AWARD-WINNING PROJECT: to produce a film, Les Grandes Personnes (director: Anna Novion; screenplay: Mathieu Robin), the story of a rigid-minded single father who finds himself confronted with two depressed 40-something roommates while on holiday with his 18-year-old daughter.
Christie Molia’s first interest in film was triggered by a Polaroid. At the age of three, she was so fascinated by the camera that she suddenly dropped her newborn baby brother. When she was 15, she returned from Australia with her head full of images. “I was frustrated that they were fixed images; I wanted them to move,” she recalls. That was when she decided she wanted to work in film.
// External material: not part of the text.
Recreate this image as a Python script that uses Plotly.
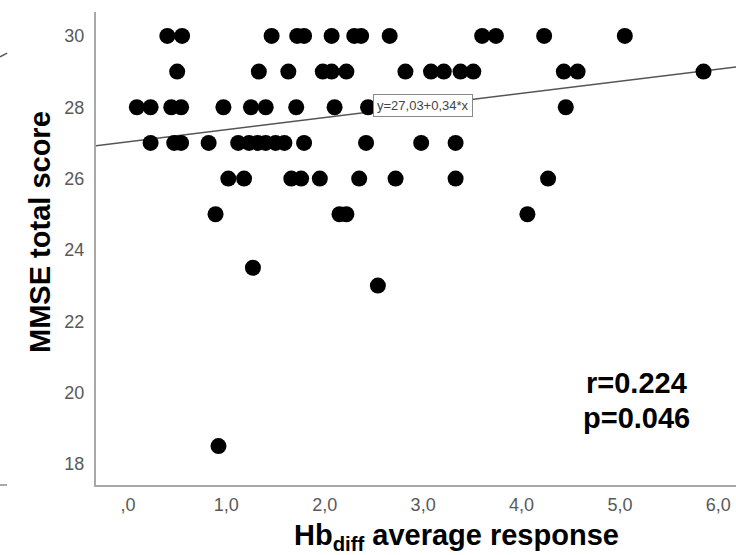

She didn’t know in exactly what capacity at the time, but she obtained a vocational training certificate in audiovisual production, entered the Fémis film school in Paris with the goal of becoming a continuity girl – “a job at the very nerve centre of film production” – and obtained a master’s degree in special effects, with dreams of becoming a director. “I never found my true calling,” she stresses. “But my studies helped me define the type of cinema to which I wanted to devote all my energy.”
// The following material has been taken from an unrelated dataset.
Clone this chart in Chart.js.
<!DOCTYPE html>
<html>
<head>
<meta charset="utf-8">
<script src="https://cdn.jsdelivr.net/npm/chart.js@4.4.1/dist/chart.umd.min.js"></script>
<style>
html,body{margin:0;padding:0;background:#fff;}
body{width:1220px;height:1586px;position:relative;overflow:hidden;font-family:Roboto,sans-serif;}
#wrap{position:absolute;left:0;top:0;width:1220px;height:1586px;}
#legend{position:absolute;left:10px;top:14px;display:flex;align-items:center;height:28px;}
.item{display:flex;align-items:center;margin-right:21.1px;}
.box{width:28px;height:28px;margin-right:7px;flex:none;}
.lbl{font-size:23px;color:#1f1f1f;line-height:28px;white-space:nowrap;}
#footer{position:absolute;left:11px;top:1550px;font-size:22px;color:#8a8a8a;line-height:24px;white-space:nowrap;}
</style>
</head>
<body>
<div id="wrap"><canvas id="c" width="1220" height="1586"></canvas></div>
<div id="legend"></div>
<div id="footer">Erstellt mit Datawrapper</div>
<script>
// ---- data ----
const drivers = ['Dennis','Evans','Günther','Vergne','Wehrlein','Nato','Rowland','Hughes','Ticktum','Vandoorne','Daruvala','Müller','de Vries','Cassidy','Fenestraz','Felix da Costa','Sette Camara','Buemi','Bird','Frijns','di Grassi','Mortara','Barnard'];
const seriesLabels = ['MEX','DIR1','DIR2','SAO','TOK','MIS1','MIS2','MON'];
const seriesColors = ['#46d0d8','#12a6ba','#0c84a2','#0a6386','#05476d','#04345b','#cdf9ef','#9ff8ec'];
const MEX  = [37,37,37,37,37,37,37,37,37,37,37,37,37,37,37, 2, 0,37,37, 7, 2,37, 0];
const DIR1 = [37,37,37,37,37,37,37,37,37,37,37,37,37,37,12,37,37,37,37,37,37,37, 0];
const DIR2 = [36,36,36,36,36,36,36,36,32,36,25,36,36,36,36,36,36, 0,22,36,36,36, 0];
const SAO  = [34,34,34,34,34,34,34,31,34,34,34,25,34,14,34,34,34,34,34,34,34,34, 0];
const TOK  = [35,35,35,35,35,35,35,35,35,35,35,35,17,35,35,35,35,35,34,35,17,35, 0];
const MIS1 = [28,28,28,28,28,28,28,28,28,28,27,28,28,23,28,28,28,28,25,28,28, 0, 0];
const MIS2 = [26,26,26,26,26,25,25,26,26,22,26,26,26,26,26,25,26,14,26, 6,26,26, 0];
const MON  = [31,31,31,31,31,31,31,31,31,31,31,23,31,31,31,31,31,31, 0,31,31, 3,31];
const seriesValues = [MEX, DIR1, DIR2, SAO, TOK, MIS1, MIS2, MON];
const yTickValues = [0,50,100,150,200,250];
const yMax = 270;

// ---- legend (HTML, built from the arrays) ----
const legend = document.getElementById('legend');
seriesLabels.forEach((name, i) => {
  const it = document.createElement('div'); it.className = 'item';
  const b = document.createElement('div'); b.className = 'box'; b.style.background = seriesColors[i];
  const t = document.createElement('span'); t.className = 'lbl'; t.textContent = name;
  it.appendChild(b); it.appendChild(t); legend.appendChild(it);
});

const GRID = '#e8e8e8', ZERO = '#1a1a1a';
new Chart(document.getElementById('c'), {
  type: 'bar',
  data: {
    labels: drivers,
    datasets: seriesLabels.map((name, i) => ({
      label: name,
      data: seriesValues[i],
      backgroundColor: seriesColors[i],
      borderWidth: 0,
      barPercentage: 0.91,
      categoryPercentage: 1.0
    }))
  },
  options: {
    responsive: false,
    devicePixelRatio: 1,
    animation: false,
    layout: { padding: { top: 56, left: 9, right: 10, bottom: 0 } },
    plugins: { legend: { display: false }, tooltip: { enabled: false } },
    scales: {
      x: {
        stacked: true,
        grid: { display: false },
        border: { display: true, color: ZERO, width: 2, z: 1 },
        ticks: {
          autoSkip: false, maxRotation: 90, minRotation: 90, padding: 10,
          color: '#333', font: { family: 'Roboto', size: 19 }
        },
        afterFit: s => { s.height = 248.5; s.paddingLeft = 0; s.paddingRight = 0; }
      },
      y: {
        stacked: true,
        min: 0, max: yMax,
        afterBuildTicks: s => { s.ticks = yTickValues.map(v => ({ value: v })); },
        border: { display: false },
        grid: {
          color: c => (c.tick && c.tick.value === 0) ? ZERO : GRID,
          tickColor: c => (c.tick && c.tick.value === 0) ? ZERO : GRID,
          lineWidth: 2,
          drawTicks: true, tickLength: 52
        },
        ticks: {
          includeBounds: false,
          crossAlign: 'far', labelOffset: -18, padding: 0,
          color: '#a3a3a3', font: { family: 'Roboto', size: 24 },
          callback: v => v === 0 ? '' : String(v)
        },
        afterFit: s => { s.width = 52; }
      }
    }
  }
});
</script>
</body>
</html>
Christie Molia finally found her true calling as a producer. She didn't even try working for others; rather, at the age of 26 she started her own production company, which she called Tournez S’il Vous Plaît (TSVP), with her two sisters, one a journalist and the other a chartered accountant. “To make up for my lack of experience, I needed a strategy,” she asserts. To ensure the viability of her company, she opted for producing special reports, TV documentaries, and then short films in order to identify promising directors.
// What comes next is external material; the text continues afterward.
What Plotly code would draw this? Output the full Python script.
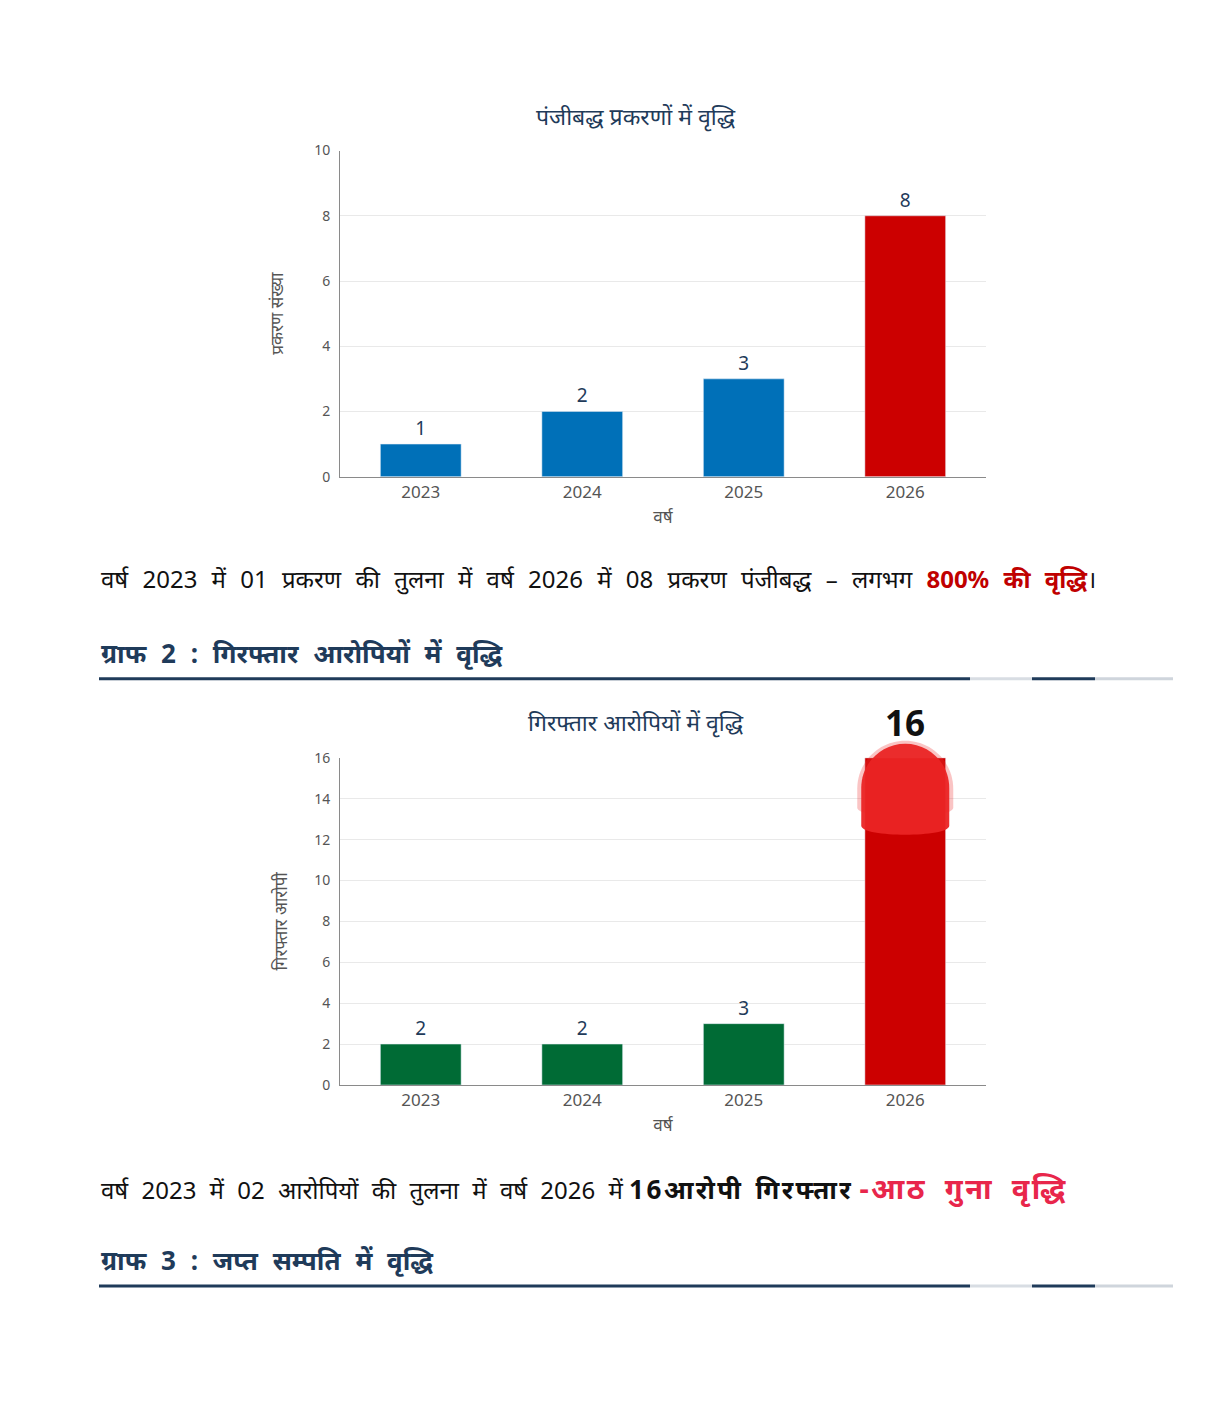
import plotly.graph_objects as go

# ---- data ----
years = ["2023", "2024", "2025", "2026"]
cases = [1, 2, 3, 8]
arrested = [2, 2, 3, 16]

case_colors = ["#0070b8", "#0070b8", "#0070b8", "#cc0000"]
arrest_colors = ["#006b35", "#006b35", "#006b35", "#cc0000"]

title1 = "पंजीबद्ध प्रकरणों में वृद्धि"
title2 = "गिरफ्तार आरोपियों में वृद्धि"
ytitle1 = "प्रकरण संख्या"
ytitle2 = "गिरफ्तार आरोपी"
xtitle = "वर्ष"

W, H = 1220, 1401
# the captured page shows the figure shifted down ~9.5px and squeezed ~1.4% vertically
OFF, SQ = 9.5, 0.986
NAVY = "#1f3b5a"
GREY = "#555555"
FONT = "Noto Sans, Open Sans, sans-serif"

# plot areas in page pixels
X0, X1 = 340, 986
C1_TOP, C1_BOT = 150, 476
C2_TOP, C2_BOT = 757, 1084


def py(y):
    # page pixel row -> paper fraction
    return 1 - ((y - OFF) / SQ) / H


fig = go.Figure()

fig.add_trace(go.Bar(
    x=years, y=cases, marker_color=case_colors, width=0.5,
    text=cases, textposition="outside", cliponaxis=False,
    textfont=dict(size=19, color=NAVY),
    xaxis="x", yaxis="y", showlegend=False,
))

fig.add_trace(go.Bar(
    x=years, y=arrested, marker_color=arrest_colors, width=0.5,
    text=[str(v) for v in arrested[:-1]] + [" "], textposition="outside", cliponaxis=False,
    textfont=dict(size=19, color=NAVY),
    xaxis="x2", yaxis="y2", showlegend=False,
))

axis_common = dict(
    type="category",
    showline=True, linecolor="#8a8a8a", linewidth=1,
    tickfont=dict(size=17, color=GREY),
    ticks="", fixedrange=True,
)
yaxis_common = dict(
    showline=True, linecolor="#8a8a8a", linewidth=1,
    showgrid=True, gridcolor="#e9e9e9",
    tickfont=dict(size=14, color=GREY), ticklabelstandoff=6,
    zeroline=False, dtick=2, ticks="",
)

fig.update_layout(
    width=W, height=H,
    margin=dict(l=0, r=0, t=0, b=0),
    paper_bgcolor="white", plot_bgcolor="white",
    font=dict(family=FONT),
    xaxis=dict(axis_common, domain=[X0 / W, X1 / W], anchor="y",
               title=dict(text=xtitle, font=dict(size=17, color=GREY), standoff=8)),
    yaxis=dict(yaxis_common, domain=[py(C1_BOT), py(C1_TOP)], anchor="x", range=[0, 10],
               title=dict(text=ytitle1, font=dict(size=17, color=GREY), standoff=26)),
    xaxis2=dict(axis_common, domain=[X0 / W, X1 / W], anchor="y2",
                title=dict(text=xtitle, font=dict(size=17, color=GREY), standoff=8)),
    yaxis2=dict(yaxis_common, domain=[py(C2_BOT), py(C2_TOP)], anchor="x2", range=[0, 16],
                title=dict(text=ytitle2, font=dict(size=17, color=GREY), standoff=22)),
)

# blurred rounded highlight on top of the last bar in chart 2
bar_cx = (X0 + (X1 - X0) * (3.5 / 4)) / W
bar_top = py(C2_BOT) + (py(C2_TOP) - py(C2_BOT)) * arrested[-1] / 16
k = 0.5523


def capsule(r, top, bot):
    c = top - r
    return (f"M {-r},{c} C {-r},{c + k * r} {-k * r},{top} 0,{top} "
            f"C {k * r},{top} {r},{c + k * r} {r},{c} "
            f"L {r},{bot + 12} C {r},{bot} {-r},{bot} {-r},{bot + 12} Z")


for rr, top, bot, col in [(48, 17, -62, "rgba(238,60,60,0.30)"),
                          (44, 14, -80, "rgba(234,36,36,0.95)")]:
    fig.add_shape(type="path", xref="paper", yref="paper",
                  xsizemode="pixel", ysizemode="pixel",
                  xanchor=bar_cx, yanchor=bar_top,
                  path=capsule(rr, top, bot),
                  fillcolor=col, line=dict(width=0), layer="above")

# big label above the highlighted bar
fig.add_annotation(x=bar_cx, y=bar_top, xref="paper", yref="paper",
                   text=f"<b>{arrested[-1]}</b>", showarrow=False,
                   xanchor="center", yanchor="bottom", yshift=10,
                   font=dict(size=35, color="#111111", family="Open Sans, Noto Sans, sans-serif"))

annotations = [
    dict(text=title1, x=636 / W, y=py(115), xanchor="center", font=dict(size=23, color=NAVY)),
    dict(text=title2, x=636 / W, y=py(721), xanchor="center", font=dict(size=23, color=NAVY)),
    dict(text="<span style='word-spacing:8px'>वर्ष 2023 में 01 प्रकरण की तुलना में वर्ष 2026 में "
              "08 प्रकरण पंजीबद्ध – लगभग </span>"
              "<b><span style='color:#c00000;word-spacing:8px'>800% की वृद्धि</span></b>।",
         x=99 / W, y=py(578), font=dict(size=24, color="#111111")),
    dict(text="<b><span style='word-spacing:8px'>ग्राफ 2 : गिरफ्तार आरोपियों में वृद्धि</span></b>",
         x=99 / W, y=py(652), font=dict(size=26, color=NAVY)),
    dict(text="<span style='word-spacing:7px'>वर्ष 2023 में 02 आरोपियों की तुलना में वर्ष 2026 में</span> "
              "<b><span style='font-size:26px;word-spacing:3px;letter-spacing:2.4px'>16आरोपी गिरफ्तार</span></b> "
              "<b><span style='color:#e8264b;font-size:29px;word-spacing:8px;letter-spacing:2.4px'>-आठ गुना वृद्धि</span></b>",
         x=99 / W, y=py(1186), font=dict(size=24, color="#111111")),
    dict(text="<b><span style='word-spacing:8px'>ग्राफ 3 : जप्त सम्पति में वृद्धि</span></b>",
         x=99 / W, y=py(1259), font=dict(size=26, color=NAVY)),
]
for a in annotations:
    a.update(xref="paper", yref="paper", showarrow=False, yanchor="middle")
    a.setdefault("xanchor", "left")
    fig.add_annotation(**a)

# section rules under headings (dark with faded patches near the end)
for yy in (678, 1285):
    segs = [(99, 970, NAVY), (970, 1032, "#d8dde3"), (1032, 1095, NAVY), (1095, 1173, "#cfd5dc")]
    for x0, x1, c in segs:
        fig.add_shape(type="line", xref="paper", yref="paper",
                      x0=x0 / W, x1=x1 / W, y0=py(yy), y1=py(yy),
                      line=dict(color=c, width=3))

fig.write_html("out.html", config={"displayModeBar": False},
               post_script="document.body.style.margin='0';document.body.style.padding='0';")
“Once I proved myself, I was ready to start a second company specializing in feature-length drama and comedy,” she explains – and that is exactly what she did in order to undertake the production of Les Grandes Personnes an intimate Franco-Swedish film directed by Anna Novion.
Achievements since winning the grant
She has created her second production company, called Moteur s’il vous plaît, dedicated to fiction. Her first company, which she launched with her two sisters and her brother François-Xavier Molia (winner of the Foundation’s writer’s grant in 2000) is called Tournez s’il vous plaît (TSVP). Dedicated to television content, TSVP has produced a number of documentaries this year for France 3’s program Des Racines et des Ailes (Un siècle au Grand Palais, De Napoléon à François 1er, La Sicile baroque, le Japon, entre tradition et modernité, le Goût de l’Afrique and others).
www.tsvp-prod.com

Her feature length film Les Grandes personnes (shoot in Sweden in August 2007) has been selected for the 47th International Critics' Week of the Cannes Festival (official screeening scheduled on May 19, 2008).